When Nalanda Open University was established in 1987 with its camp office at Patna, I was appointed the founder Vice-Chancellor of this newly set up university. I continued here for two terms with a small clientele and I tried my best to widen the wings of distance education in the state. It was a new experiment on bidding goodbye to the time-honoured hydraulic theory of education. This was an attempt to impact through a university without walls. It is needless to say that the open university system is a very powerful medium for propagating higher learning through distance education.

Though India is recognised as a country of ‘Gurukul Educational System’, which emphasized on the direct relationship between the teacher and the taught, India, in my opinion, should make a departure from the conventional ‘atavism’ to avail of the achievements of neo-communication technology through open university system as an alternative strategy in the field of higher education. More over, we should expatiate the area of access to higher education and update its societal relevance by promoting Open University System keeping in view our large target groups in a Welfare State like India.

It does not deem fit to assess always the pace and progress of higher education in terms of per capita G.N.P. in relation with literacy level. This functional-technical theory of education is not very relevant to India. It would not be out of context to comment that in the guise of according educational assistance, the developed countries are exploiting the skilled man-power of the developing countries through brain-drain and immigration. The job-hoppers and the techno-collies in this era of globalization and outsourcing are like the agreemented labourers of the colonial period to a certain extent, because the end product of their labour and fruition of skill benefit only the foreigners & the entrepreneurs.

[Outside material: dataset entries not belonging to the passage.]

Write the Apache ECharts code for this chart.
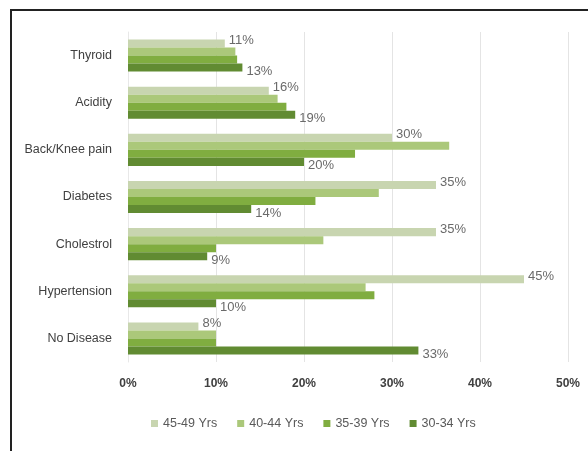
<!DOCTYPE html>
<html>
<head>
<meta charset="utf-8">
<script src="https://cdn.jsdelivr.net/npm/echarts@6/dist/echarts.min.js"></script>
<style>
html,body{margin:0;padding:0;background:#fff;}
#frame{position:absolute;left:10px;top:9px;width:578px;height:442px;border-left:2px solid #222;border-top:2px solid #222;box-sizing:border-box;}
#chart{position:absolute;left:0;top:0;width:588px;height:451px;}
</style>
</head>
<body>
<div id="frame"></div>
<div id="chart"></div>
<script>
var categories = ['Thyroid', 'Acidity', 'Back/Knee pain', 'Diabetes', 'Cholestrol', 'Hypertension', 'No Disease'];
var seriesNames = ['45-49 Yrs', '40-44 Yrs', '35-39 Yrs', '30-34 Yrs'];
var v4549 = [11, 16, 30, 35, 35, 45, 8];
var v4044 = [12.2, 17, 36.5, 28.5, 22.2, 27, 10];
var v3539 = [12.4, 18, 25.8, 21.3, 10, 28, 10];
var v3034 = [13, 19, 20, 14, 9, 10, 33];
var xTicks = [0, 10, 20, 30, 40, 50];

var colors = ['#c8d5b0', '#abc87a', '#80ad40', '#618b32'];
var font = "'Liberation Sans',sans-serif";
var chart = echarts.init(document.getElementById('chart'));
function lbl(show, offY) {
  return {show: show, position: 'right', distance: 4, offset: [0, offY],
    formatter: function(p){ return Math.round(p.value) + '%'; },
    color: '#6a6a6a', fontFamily: font, fontSize: 13};
}
var data = [v4549, v4044, v3539, v3034];
var series = seriesNames.map(function(n, i){
  return {
    name: n, type: 'bar', data: data[i],
    barGap: '0%', barCategoryGap: '32%',
    itemStyle: {color: colors[i]},
    label: lbl(i === 0 || i === 3, i === 0 ? -3 : 4),
    silent: true
  };
});
chart.setOption({
  animation: false,
  color: colors,
  grid: {left: 128, right: 20, top: 32, bottom: 89, containLabel: false},
  xAxis: {
    type: 'value', min: xTicks[0], max: xTicks[xTicks.length-1], interval: 10,
    axisLabel: {formatter: '{value}%', color: '#404040', fontFamily: font, fontSize: 12, fontWeight: 'bold', margin: 16},
    splitLine: {lineStyle: {color: '#e4e4e4', width: 1}},
    axisLine: {show: false}, axisTick: {show: false}
  },
  yAxis: {
    type: 'category', data: categories, inverse: true,
    axisLabel: {color: '#404040', fontFamily: font, fontSize: 12.5, margin: 16},
    axisLine: {show: true, lineStyle: {color: '#e8e8e8'}}, axisTick: {show: false}
  },
  legend: {
    data: seriesNames, bottom: 16, left: 146,
    itemWidth: 7, itemHeight: 7, itemGap: 20, icon: 'rect',
    textStyle: {color: '#595959', fontFamily: font, fontSize: 12.5}
  },
  series: series
});
</script>
</body>
</html>
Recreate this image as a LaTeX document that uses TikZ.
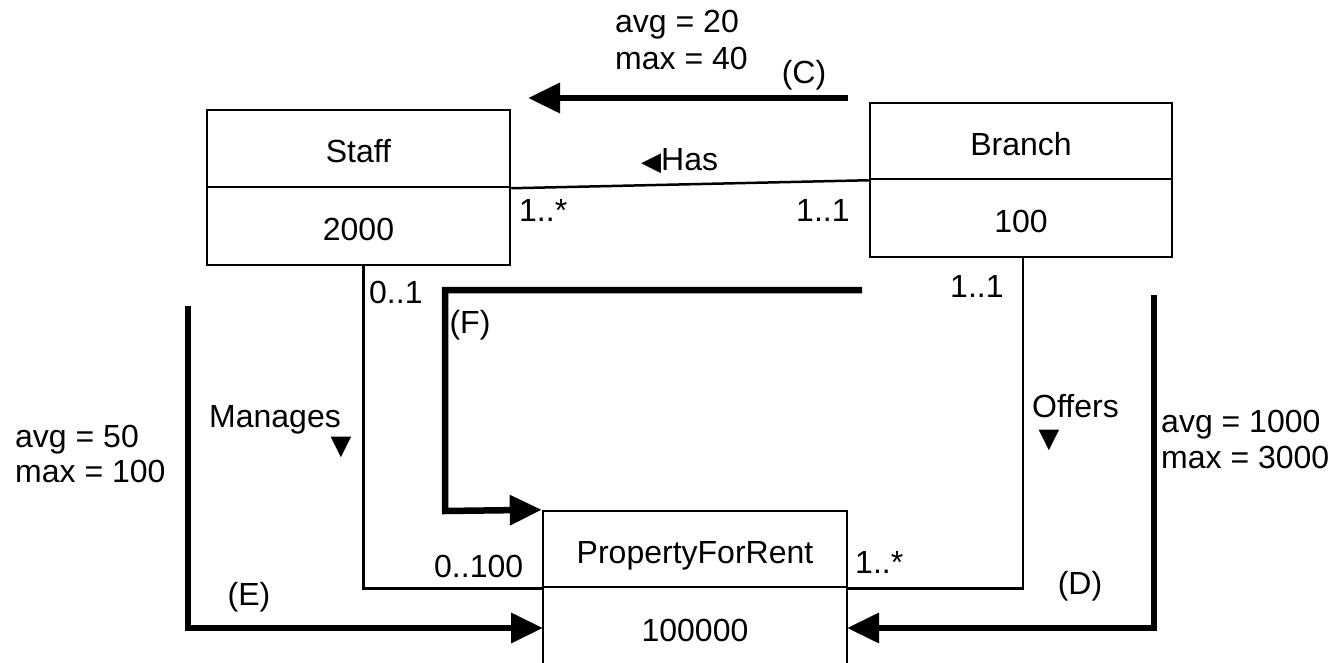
\documentclass[tikz,border=0pt]{standalone}
\usepackage{fontspec}
\setmainfont{Liberation Sans}
\newfontfamily\symf{DejaVu Sans}
\usetikzlibrary{arrows.meta,calc}
\tikzset{
  lbl/.style={inner sep=0pt, font=\fontsize{32}{36}\selectfont},
  part/.style={draw, line width=2.5pt, inner sep=0pt, minimum width=303pt,
    text height=32pt, text depth=3pt, font=\fontsize{32}{36}\selectfont},
  assoc/.style={line width=2.5pt},
  bigarrow/.style={line width=6.5pt, -{Triangle[length=32pt,width=29pt]}},
  tri/.style={inner sep=0pt, font=\symf\fontsize{27}{27}\selectfont}
}
\begin{document}
\begin{tikzpicture}[x=1pt,y=-1pt]
\useasboundingbox (0,0) rectangle (1344,663);
% classes
\node[part, minimum height=77pt] (staffT) at (358.5,148.5) {Staff};
\node[part, minimum height=78pt] (staffC) at (358.5,226) {2000};
\node[part, minimum height=76pt, minimum width=302pt] (branchT) at (1021,141) {Branch};
\node[part, minimum height=78pt, minimum width=302pt] (branchC) at (1021,218) {100};
\node[part, minimum height=76pt, minimum width=304pt] (pfrT) at (695,549) {PropertyForRent};
\node[part, minimum height=80pt, minimum width=304pt] (pfrC) at (695,627) {100000};
% associations
\draw[assoc] (staffT.south east) -- (branchT.south west);
\draw[assoc] ($(staffC.south)+(5,0)$) |- (pfrT.south west);
\draw[assoc] ($(branchC.south)+(2,0)$) |- (pfrT.south east);
% access paths
\coordinate (cS) at (848,98);
\coordinate (cE) at (528,98);
\coordinate (fS) at (862,290);
\coordinate (fC) at (445,511);
\coordinate (eS) at (188,306);
\coordinate (eT) at (543,628);
\coordinate (dS) at (1154,295);
\coordinate (dT) at (847,628);
\draw[bigarrow] (cS) -- (cE);
\draw[bigarrow] (fS) -| (fC) -- (pfrT.north west);
\draw[bigarrow] (eS) |- (eT);
\draw[bigarrow] (dS) |- (dT);
% labels
\node[lbl, anchor=base west] (avgC) at (615,33) {avg = 20};
\node[lbl, anchor=base west] (maxC) at (615,70) {max = 40};
\node[lbl] (labC) at (804,75) {(C)};
\node[lbl, anchor=base west] (has) at (641,171) {{\symf\fontsize{26}{26}\selectfont ◀}Has};
\node[lbl, anchor=base west] (m1) at (519,222) {1..*};
\node[lbl, anchor=base west] (m2) at (796,222) {1..1};
\node[lbl, anchor=base west] (m3) at (369,303) {0..1};
\node[lbl] (labF) at (470,325) {(F)};
\node[lbl, anchor=base west] (manages) at (209,427) {Manages};
\node[tri] (t1) at (341,447) {▼};
\node[lbl, anchor=base west] (avgE) at (15,447) {avg = 50};
\node[lbl, anchor=base west] (maxE) at (15,482) {max = 100};
\node[lbl, anchor=base west] (m4) at (434,577) {0..100};
\node[lbl] (labE) at (249,597) {(E)};
\node[lbl, anchor=base west] (m5) at (855,573) {1..*};
\node[lbl, anchor=base west] (m6) at (950,297) {1..1};
\node[lbl, anchor=base west] (offers) at (1032,417) {Offers};
\node[tri] (t2) at (1049,440) {▼};
\node[lbl, anchor=base west] (avgD) at (1161,432) {avg = 1000};
\node[lbl, anchor=base west] (maxD) at (1161,468) {max = 3000};
\node[lbl] (labD) at (1080,586) {(D)};
\end{tikzpicture}
\end{document}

Hence to broaden the scope of higher education in our democratic and welfare-oriented nation, the promotion of distance education through open university system is quite imperative. To soften our present social tension, to catch the momentum for upward social mobility of the deprived section and to inculcate communicative ability in the less advantaged and under advanced segments, this is the demand of the present age to expand the frontiers of higher education without lowering down its standards.

There are other facets also, which I would like to pen on another suitable occasion, because I was associated, in the capacity of Chairman, Bihar Inter University Board, with many worthy and pivotal moments in the history of University Education in Bihar such as preparing the Status Report and the Statutes to launch Vocational Courses, Women’s Studies and Environmental sciences. In addition, I had the privilege to act as the convenor of the Committee appointed by the then Chancellor to draw in detail the academic map and the basic tenets of the proposed Maulana Mazahrul Haq Arabic & Persian University, Patna. But the limited space in this Journal of renown compels me for abruption.